>>>
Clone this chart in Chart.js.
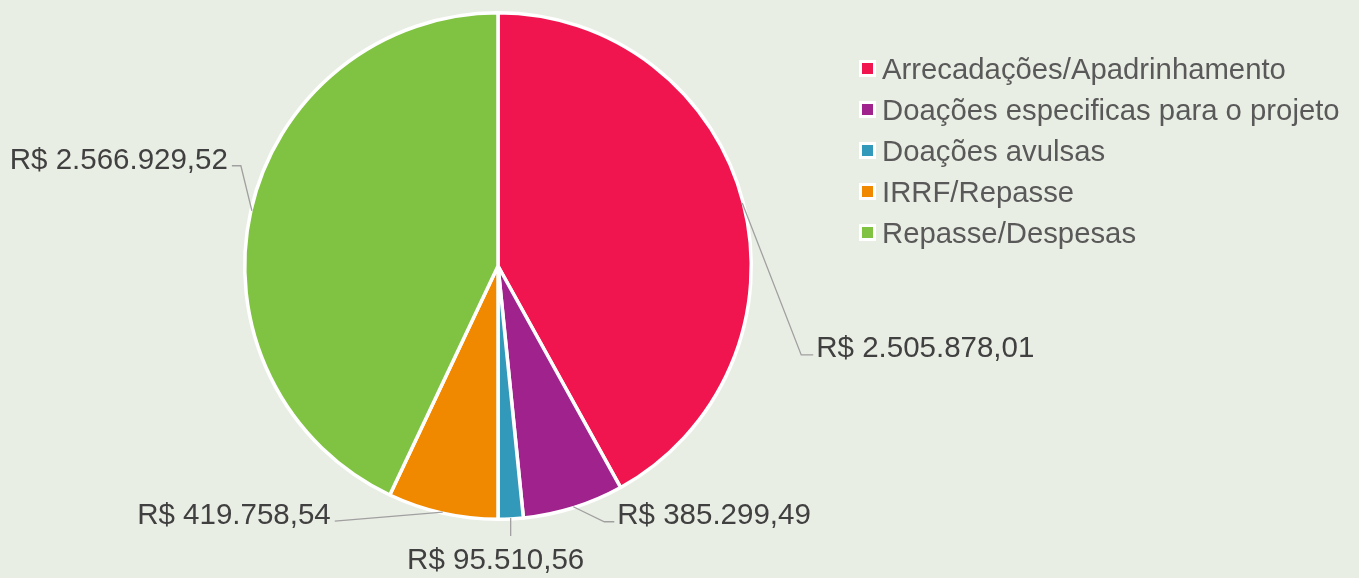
<!DOCTYPE html>
<html>
<head>
<meta charset="utf-8">
<script src="https://cdn.jsdelivr.net/npm/chart.js@4/dist/chart.umd.min.js"></script>
<style>
  html, body { margin: 0; padding: 0; background: #e9eee4; }
  #wrap { position: relative; width: 1359px; height: 578px; }
  #legend { position: absolute; left: 859px; top: 48px; font-family: "Liberation Sans", Arial, sans-serif; font-size: 29.3px; color: #595959; }
  #legend div { height: 41px; display: flex; align-items: center; white-space: nowrap; }
  #legend span.box { width: 11px; height: 11px; border: 3px solid #fff; margin-right: 6px; }
</style>
</head>
<body>
<div id="wrap">
  <canvas id="pie" width="1359" height="578"></canvas>
  <div id="legend"></div>
</div>
<script>
/* ===== DATA ===== */
const LABELS = [
  "Arrecadações/Apadrinhamento",
  "Doações especificas para o projeto",
  "Doações avulsas",
  "IRRF/Repasse",
  "Repasse/Despesas"
];
const VALUES = [2505878.01, 385299.49, 95510.56, 419758.54, 2566929.52];
const COLORS = ["#f0154f", "#a0228c", "#3399bb", "#f08800", "#80c342"];
/* ================ */

// leader line geometry per slice, relative to the slice edge point
// elbow: [dx, dy], tail: horizontal run after elbow, side: text side
const LEADERS = [
  { elbow: [59, 152], tail: 12, align: "left" },
  { elbow: [31, 15], tail: 10, align: "left" },
  { elbow: [0, 18], tail: 0, align: "center" },
  { elbow: [-108, 9], tail: 0, align: "right" },
  { elbow: [-11, -45], tail: -9, align: "right" }
];

function brl(v) {
  return "R$ " + v.toLocaleString("pt-BR", { minimumFractionDigits: 2, maximumFractionDigits: 2 });
}

const leaderPlugin = {
  id: "leaders",
  afterDatasetsDraw(chart) {
    const ctx = chart.ctx;
    const meta = chart.getDatasetMeta(0);
    ctx.save();
    ctx.font = '29.5px "Liberation Sans", Arial, sans-serif';
    ctx.fillStyle = "#404040";
    ctx.strokeStyle = "#a0a0a0";
    ctx.lineWidth = 1.3;
    meta.data.forEach((arc, i) => {
      const p = arc.getProps(["x", "y", "startAngle", "endAngle", "outerRadius"], true);
      const mid = (p.startAngle + p.endAngle) / 2;
      const ex = p.x + Math.cos(mid) * (p.outerRadius - 1);
      const ey = p.y + Math.sin(mid) * (p.outerRadius - 1);
      const L = LEADERS[i];
      const bx = ex + L.elbow[0];
      const by = ey + L.elbow[1];
      const tx = bx + L.tail;
      ctx.beginPath();
      ctx.moveTo(ex, ey);
      ctx.lineTo(bx, by);
      ctx.lineTo(tx, by);
      ctx.stroke();
      const txt = brl(VALUES[i]);
      ctx.textBaseline = "middle";
      ctx.textAlign = L.align;
      if (L.align === "left") ctx.fillText(txt, tx + 3, by - 6);
      else if (L.align === "right") ctx.fillText(txt, tx - 4, by - 5);
      else ctx.fillText(txt, tx - 15, by + 25);
    });
    ctx.restore();
  }
};

new Chart(document.getElementById("pie"), {
  type: "pie",
  data: {
    labels: LABELS,
    datasets: [{
      data: VALUES,
      backgroundColor: COLORS,
      borderColor: "#ffffff",
      borderWidth: 3.5
    }]
  },
  options: {
    responsive: false,
    animation: false,
    layout: { padding: { left: 243, right: 606, top: 11, bottom: 57 } },
    plugins: { legend: { display: false }, tooltip: { enabled: false } }
  },
  plugins: [leaderPlugin]
});

// legend
const lg = document.getElementById("legend");
LABELS.forEach((l, i) => {
  const row = document.createElement("div");
  row.innerHTML = `<span class="box" style="background:${COLORS[i]}"></span>${l}`;
  lg.appendChild(row);
});
</script>
</body>
</html>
<<<
**WRITTEN TASK:**
Retype the listing exactly. Pictures do not belong in the copy.

**WORKED ANSWER:**
Clone this chart in Chart.js.
<!DOCTYPE html>
<html>
<head>
<meta charset="utf-8">
<script src="https://cdn.jsdelivr.net/npm/chart.js@4/dist/chart.umd.min.js"></script>
<style>
  html, body { margin: 0; padding: 0; background: #e9eee4; }
  #wrap { position: relative; width: 1359px; height: 578px; }
  #legend { position: absolute; left: 859px; top: 48px; font-family: "Liberation Sans", Arial, sans-serif; font-size: 29.3px; color: #595959; }
  #legend div { height: 41px; display: flex; align-items: center; white-space: nowrap; }
  #legend span.box { width: 11px; height: 11px; border: 3px solid #fff; margin-right: 6px; }
</style>
</head>
<body>
<div id="wrap">
  <canvas id="pie" width="1359" height="578"></canvas>
  <div id="legend"></div>
</div>
<script>
/* ===== DATA ===== */
const LABELS = [
  "Arrecadações/Apadrinhamento",
  "Doações especificas para o projeto",
  "Doações avulsas",
  "IRRF/Repasse",
  "Repasse/Despesas"
];
const VALUES = [2505878.01, 385299.49, 95510.56, 419758.54, 2566929.52];
const COLORS = ["#f0154f", "#a0228c", "#3399bb", "#f08800", "#80c342"];
/* ================ */

// leader line geometry per slice, relative to the slice edge point
// elbow: [dx, dy], tail: horizontal run after elbow, side: text side
const LEADERS = [
  { elbow: [59, 152], tail: 12, align: "left" },
  { elbow: [31, 15], tail: 10, align: "left" },
  { elbow: [0, 18], tail: 0, align: "center" },
  { elbow: [-108, 9], tail: 0, align: "right" },
  { elbow: [-11, -45], tail: -9, align: "right" }
];

function brl(v) {
  return "R$ " + v.toLocaleString("pt-BR", { minimumFractionDigits: 2, maximumFractionDigits: 2 });
}

const leaderPlugin = {
  id: "leaders",
  afterDatasetsDraw(chart) {
    const ctx = chart.ctx;
    const meta = chart.getDatasetMeta(0);
    ctx.save();
    ctx.font = '29.5px "Liberation Sans", Arial, sans-serif';
    ctx.fillStyle = "#404040";
    ctx.strokeStyle = "#a0a0a0";
    ctx.lineWidth = 1.3;
    meta.data.forEach((arc, i) => {
      const p = arc.getProps(["x", "y", "startAngle", "endAngle", "outerRadius"], true);
      const mid = (p.startAngle + p.endAngle) / 2;
      const ex = p.x + Math.cos(mid) * (p.outerRadius - 1);
      const ey = p.y + Math.sin(mid) * (p.outerRadius - 1);
      const L = LEADERS[i];
      const bx = ex + L.elbow[0];
      const by = ey + L.elbow[1];
      const tx = bx + L.tail;
      ctx.beginPath();
      ctx.moveTo(ex, ey);
      ctx.lineTo(bx, by);
      ctx.lineTo(tx, by);
      ctx.stroke();
      const txt = brl(VALUES[i]);
      ctx.textBaseline = "middle";
      ctx.textAlign = L.align;
      if (L.align === "left") ctx.fillText(txt, tx + 3, by - 6);
      else if (L.align === "right") ctx.fillText(txt, tx - 4, by - 5);
      else ctx.fillText(txt, tx - 15, by + 25);
    });
    ctx.restore();
  }
};

new Chart(document.getElementById("pie"), {
  type: "pie",
  data: {
    labels: LABELS,
    datasets: [{
      data: VALUES,
      backgroundColor: COLORS,
      borderColor: "#ffffff",
      borderWidth: 3.5
    }]
  },
  options: {
    responsive: false,
    animation: false,
    layout: { padding: { left: 243, right: 606, top: 11, bottom: 57 } },
    plugins: { legend: { display: false }, tooltip: { enabled: false } }
  },
  plugins: [leaderPlugin]
});

// legend
const lg = document.getElementById("legend");
LABELS.forEach((l, i) => {
  const row = document.createElement("div");
  row.innerHTML = `<span class="box" style="background:${COLORS[i]}"></span>${l}`;
  lg.appendChild(row);
});
</script>
</body>
</html>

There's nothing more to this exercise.